The official Day of Mourning, for workers whose deaths were apparently neccesary to advance the growth of the economy, was Saturday.

I'm not asking you to run out and donate money to something, or to make a comittment to something, or believe in something.

Just today, look at someone you see in the hall all the time. Say "hi" to the silent woman who cleans your office. Smile to the kid who hands you your McBurger. And say "thanks".

Because really, it's all about respect. Most workers will stick around if they get more respect from management than slaves or prisoners.

Because that's what management wants. Consider the people who are rushing to hire chain gang labour wherever human rights law is weak enough to allow such abuse. Consider the fine state of Colorado, home of the Jesus industry in the USA and thus also one of the finest deposits of pure irony around. No need to work for it, it lies right on the surface.

Colorado "declared war" on illegal immigration (what the hell is it that in America, the solution is always another damn "war on" something?). So given that the whole country is screaming for labour, and that many states weren't stupid enough to actively declare war on their agricultural workforce, there was speculation that 40 percent of the workforce might by-pass the state. The farmers complained that they were $#!7 out of luck when it came to harvest time.

The answer?

A program someone should have called "Inside-Out"
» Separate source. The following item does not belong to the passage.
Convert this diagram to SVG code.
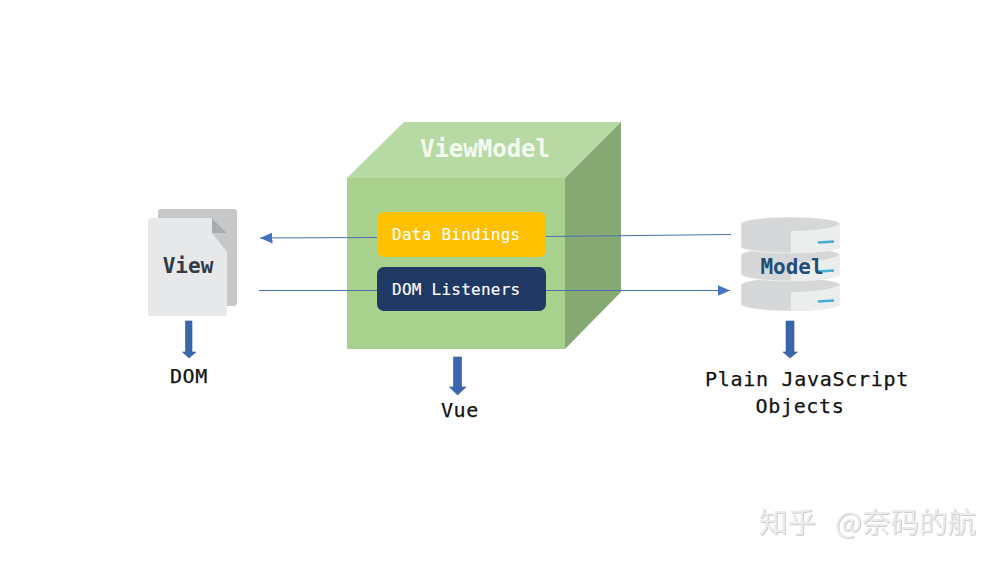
<svg xmlns="http://www.w3.org/2000/svg" width="1002" height="563" viewBox="0 0 1002 563">
<style>
text{font-family:"DejaVu Sans Mono","Liberation Mono",monospace}
.cap{font-size:20px;fill:#111;letter-spacing:.7px;stroke:#111;stroke-width:.25px}
.in{font-size:16px;fill:#fff;letter-spacing:.25px;stroke:#fff;stroke-width:.15px}
.big{font-weight:700;font-size:21px}
.wm{font-family:"Noto Sans CJK SC",sans-serif;font-size:28.500px;fill:#ececec}
.line{fill:none;stroke:#4a72ad;stroke-width:1.1}
.down{fill:#3a66ae;stroke:#2f5597;stroke-width:.6}
.side{fill:#d5d7d8}
.panel{fill:#eceded}
.disk{stroke:#fff;stroke-width:.5}
</style>
<defs>
<marker id="ah" markerUnits="userSpaceOnUse" markerWidth="13" markerHeight="12" refX="12.5" refY="6" orient="auto"><path d="M0 .5L12.5 6L0 11.5Z" fill="#4472c4"/></marker>
<filter id="emboss" x="-5%" y="-20%" width="110%" height="140%"><feDropShadow dx=".8" dy=".8" stdDeviation=".5" flood-color="#c4c4c4"/></filter>
</defs>
<rect width="1002" height="563" fill="#fff"/>
<g id="view">
<rect x="158" y="209" width="79" height="97" rx="3" fill="#c6c8ca"/>
<path d="M151 218H212L227 233V313a3 3 0 0 1-3 3H151a3 3 0 0 1-3-3V221a3 3 0 0 1 3-3Z" fill="#e7e8e9"/>
<path d="M212 218L227 233H212Z" fill="#a9abad"/>
<path d="M212 233H227V252Z" fill="#c6c8ca"/>
<text class="big" x="188" y="273" text-anchor="middle" fill="#333a48">View</text>
</g>
<g id="dom">
<path class="down" d="M185.500 321H192V352H196L189 358L182.500 352H185.500Z"/>
<text class="cap" x="189" y="383" text-anchor="middle">DOM</text>
</g>
<g id="viewmodel">
<path d="M347 178L404 122H621L565 178Z" fill="#b7d9a4"/>
<path d="M565 178L621 122V292L565 349Z" fill="#86a973"/>
<rect x="347" y="178" width="218" height="171" fill="#a9d18e"/>
<text x="485" y="157" text-anchor="middle" font-size="24" font-weight="700" fill="#f5faf0">ViewModel</text>
</g>
<g id="data-bindings">
<rect x="377" y="212" width="169" height="45" rx="7" fill="#ffc000"/>
<text class="in" x="392" y="240">Data Bindings</text>
</g>
<g id="dom-listeners">
<rect x="377" y="267" width="169" height="44" rx="7" fill="#1f3864"/>
<text class="in" x="392" y="295">DOM Listeners</text>
</g>
<g id="vue">
<path class="down" d="M453.500 357H461.500V387H466L457.500 395L449.500 387H453.500Z"/>
<text class="cap" x="460" y="417" text-anchor="middle">Vue</text>
</g>
<g id="model">
<g class="disk">
<path class="side" d="M741 285A49.500 7 0 0 1 840 285V304C840 308 815 311 790 311C765 311 741 308 741 304Z"/>
<path class="panel" stroke="none" d="M791 292C815 292 832 289 840 285V304C840 308 815 311 791 311Z"/>
</g>
<g class="disk">
<path class="side" d="M741 255A49.500 7 0 0 1 840 255V274C840 278 815 281 790 281C765 281 741 278 741 274Z"/>
<path class="panel" stroke="none" d="M791 262C815 262 832 259 840 255V274C840 278 815 281 791 281Z"/>
</g>
<g class="disk">
<path class="side" d="M741 224A49.500 7 0 0 1 840 224V247C840 250 815 253 790 253C765 253 741 250 741 247Z"/>
<path class="panel" stroke="none" d="M791 231C815 231 832 228 840 224V247C840 250 815 253 791 253Z"/>
</g>
<path d="M818 242.500L834 241.500M818 271.500L834 270.500M818 301.500L834 300.500" stroke="#45aed3" stroke-width="2.500" fill="none"/>
<text class="big" x="792" y="274" text-anchor="middle" fill="#1f4e79">Model</text>
</g>
<g id="objects">
<path class="down" d="M786 321H794V352H797.500L790 358L783 352H786Z"/>
<text class="cap" x="807" y="386" text-anchor="middle">Plain JavaScript</text>
<text class="cap" x="800" y="413" text-anchor="middle">Objects</text>
</g>
<g id="connectors">
<path class="line" d="M377 237.500L260 238" marker-end="url(#ah)"/>
<path class="line" d="M731 234.500L546 236.500"/>
<path class="line" d="M259 290.500H377"/>
<path class="line" d="M546 290.500H730" marker-end="url(#ah)"/>
</g>
<g id="watermark" filter="url(#emboss)">
<text class="wm" x="759" y="533">知乎</text>
<text class="wm" x="835" y="533">@奈码的航</text>
</g>
</svg>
The program has made headlines well beyond Colorado, and not because of the proposal to use prison labor. Rather, it's the scheme's easy equivalence between undocumented workers and U.S. citizens who've been convicted of crimes and stripped of their rights. Sure, nativists long have tried to persuade us that crossing the border without papers is equivalent to committing a capital crime. But the fact that a group of Colorado farmers has turned to prisoners to meet labor needs says a whole lot about why so many U.S. employers prefer illegal immigrant labor in the first place — it's cheap, dependable yet impermanent, and, well, they have no rights either.
--Gregory Rodriguez in the LA Times

So on May Day, look that working slob in the eye, and think for a minute about who he or she is.
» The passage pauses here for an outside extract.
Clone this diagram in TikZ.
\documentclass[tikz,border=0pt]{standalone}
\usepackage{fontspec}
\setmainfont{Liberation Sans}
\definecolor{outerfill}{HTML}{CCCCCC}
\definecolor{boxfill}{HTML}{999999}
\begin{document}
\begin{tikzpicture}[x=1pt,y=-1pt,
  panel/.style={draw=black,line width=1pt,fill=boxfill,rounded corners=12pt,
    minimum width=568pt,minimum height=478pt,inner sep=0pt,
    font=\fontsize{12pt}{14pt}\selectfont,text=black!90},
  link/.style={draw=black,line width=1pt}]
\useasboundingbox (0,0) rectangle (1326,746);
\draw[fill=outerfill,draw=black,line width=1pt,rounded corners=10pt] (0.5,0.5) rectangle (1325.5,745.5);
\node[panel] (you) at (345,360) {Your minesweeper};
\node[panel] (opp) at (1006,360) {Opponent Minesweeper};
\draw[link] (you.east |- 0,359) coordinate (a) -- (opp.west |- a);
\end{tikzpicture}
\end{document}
A little respect. That's all.

Oh--and here's a better song, from the Pretenders.


At 1:28 a.m., Anonymous archie said...

The silly thing is that the big greedy money-grubbing companies could well succeed in labour relations if they just accorded those downtrodden underpaid workers a little respect.

But then of course, those little, of-no-account people may think they were better than slaves.
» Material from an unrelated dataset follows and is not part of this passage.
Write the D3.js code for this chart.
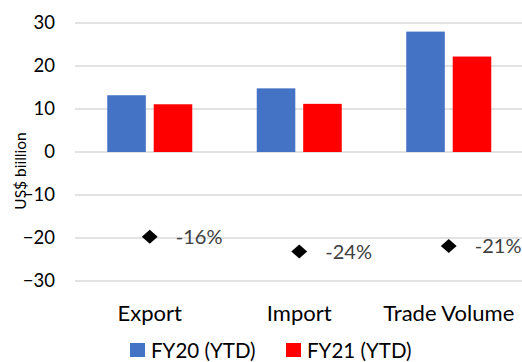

At 2:13 a.m., Anonymous raincoaster said...

Bravo! Excellent post!

Has Colorado noticed that it is bordered only by other American states?

Also, we've got exactly the same issue in Canada, without the prison labour. Farmers can't find people willing to put up with industry practices that have seen multiple convictions for slavery-related offences within the past few years. Now they're whining in the newspapers that they can't get help at what they're willing to pay.

Well boys, you know how to fix that, don't you?

At 8:40 a.m., Blogger Metro said...

It seems sometimes as if company management feels that when you accord the workers a little respect, you're "giving in" somehow.

In our own orchard-heavy region the growers were talking about importing braseros from Mexico last year.

I talked to a kid from Quebec who'd come here specifically to harvest. He and his girlfriend were sleeping in a roadside ditch for a week because the farmer did not provide quarters, and refused to let the workers pitch tents on his land.

He too appeared to be having trouble getting the harvest in ...

At 10:28 a.m., Anonymous raincoaster said...

Not enough. Ain't you got kerosine there?